I take your point. I suppose what I was trying to say that having an
idea about a product or technology is simpler than creating an
implementation of that idea or a prototype. The copying aspect though
does tend to have the benefit of looking at what worked well and what
didn't such as .Net copying Java but trying to avoid what didn't work
well (though potentially introducing some other new things that don't
work well). I don't have any figures. I don't know if anyone on here
has access to any. Even for Microsoft copying ideas from Java to
make .Net I still think the development of it would have cost
Microsoft a great deal. The research and development is less costly
due to starting from something existing known concept but the coding
is still being done from scratch and the libraries and APIs are all
different anyway.

I think the principle can vary a lot from what is being copied. For
example if it is an interaction style that others have developed from
a long series of prototype experiment with test users until and
effective technique is found then it would save the copying company
because the effective interaction style was developed by others. Other
kinds of development, in particular behind the scenes code with no UI
and black box libraries might well still involve a similar development
cost each time a separate company has to development (if they don't
know anything about any other company's implementation.

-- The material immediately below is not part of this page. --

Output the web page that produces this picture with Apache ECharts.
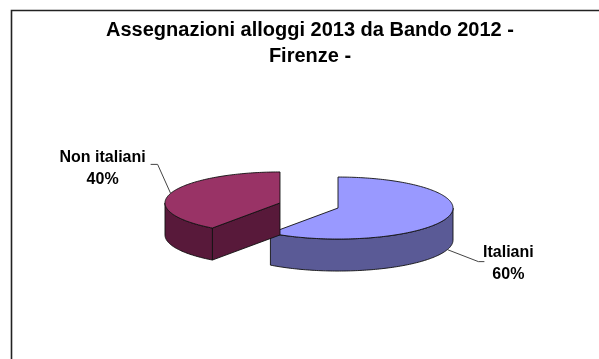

On Aug 8, 3:59 pm, "Vince O'Sullivan" <[email protected]> wrote:
> On Aug 8, 1:39 pm, Carl Jokl <[email protected]> wrote:
>
> > Ideas are cheap, implementations are expensive.
>
> Do you have any figures to back this up?  My intuition says that
> (successful and repeated) innovation is way more expensive than
> implementation and imitation.
>
> > People would not buy Android phones if they didn't offer
> > something that the iPhone didn't even if that is a more competitive
> > price.
>
> Of course they would.  People aren't stupid.